When Rachel Goodale picked up her mail two weeks ago, she noticed a package from Amazon. The contents were benign but bizarre: a plastic cellphone case she didn’t remember ordering.
“I called Amazon, because I thought my account was compromised. They told me it was a gift,” Goodale, 33, of Riverhead, said.
The so-called gifts — cables, joint supplements, a compression sock, a wall clock — kept coming, nearly every day.
“I have quite a pile of stuff in my house now,” she said.
Goodale is on the receiving end of a seemingly endless torrent of mystery Amazon packages — close to a dozen as of Saturday morning. The packages are the endpoint of an online scheme called brushing, that allows overseas companies to boost their standing on Amazon through written reviews, while leaving unsuspecting people like Goodale with unwanted “gifts.”
In a vast online economy, many try to game the system with paid Yelp reviews or purchased social media likes. On Amazon, lots of positive reviews can attract customers and boost a product’s visibility.
“These companies overseas figured out that, OK, you can buy just enough product and you can go ahead and write reviews,” said New York-based tech expert Lance Ulanoff. “The secret sauce is they make it seem real and they have it shipped to real addresses.”

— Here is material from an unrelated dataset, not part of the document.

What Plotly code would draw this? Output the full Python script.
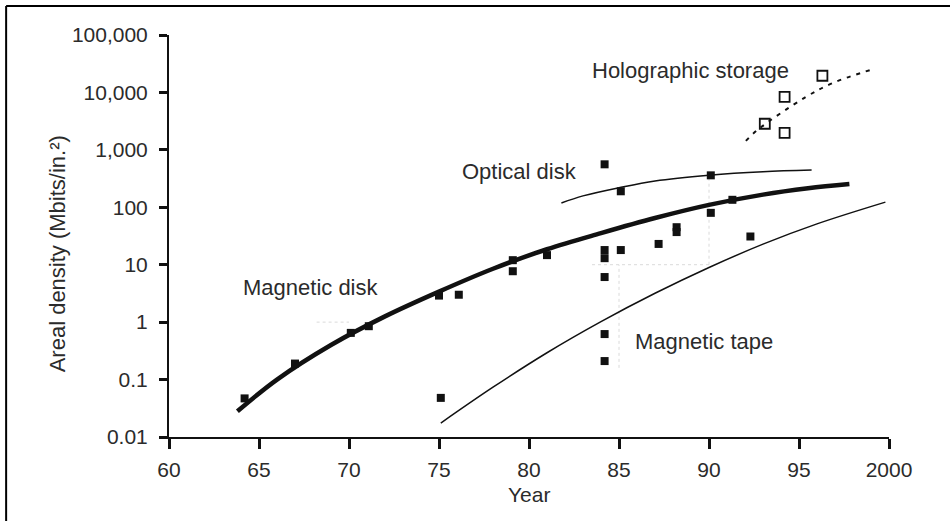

Ulanoff said the same features designed to prevent this kind of fraud are actually what puts Amazon at the center of the scheme. The site requires a person to make a purchase before they can write a review there, and “verified purchase” labels on reviews indicate a reviewer actually bought a particular product.
Other instances of brushing have popped up across the continent. According to news reports, a Massachusetts couple in their 60s received a stream of gadgets, such as Bluetooth speakers in October. A Pennsylvania woman recently received dozens of packages of hair ties. And two Canadian colleges reported receiving box after box of headphones and sex toys addressed to campus buildings.
Amazon is investigating reports of customers receiving items they did not order, and so far has found that sellers involved did not receive the recipients’ names and shipping addresses from Amazon, the company said in a statement. Sellers that engage in this type of practice are in violation of Amazon’s policies, a representative said.
The representative also said the company has found few reviews linked to reportedly unsolicited packages.
Goodale said she gave up trying to call Amazon because of the frequency of the deliveries, which come with no invoices or return addresses other than Amazon warehouses.
The products sent to her, like a child’s convertible scooter, have largely positive reviews on Amazon.com, though it’s unclear if any are linked to the items she received.
In this scheme, companies just need to find real addresses — like Goodale’s — to send products to, and that’s easy in an age of data breaches and social media. Then they can write a legitimate-looking review, with both Amazon and future customers none the wiser.
“In a way, Amazon is perfectly set up for this scam,” Ulanoff said.
Goodale said the free products aren’t as much fun as one would think. She’s not sure what to do with it all, and the volume of junk has taken over a corner in her home.
“I don’t need any of this, so it’s really annoying,” she said. “I’m planning to donate them, but I don’t even know if [others] they need this stuff.”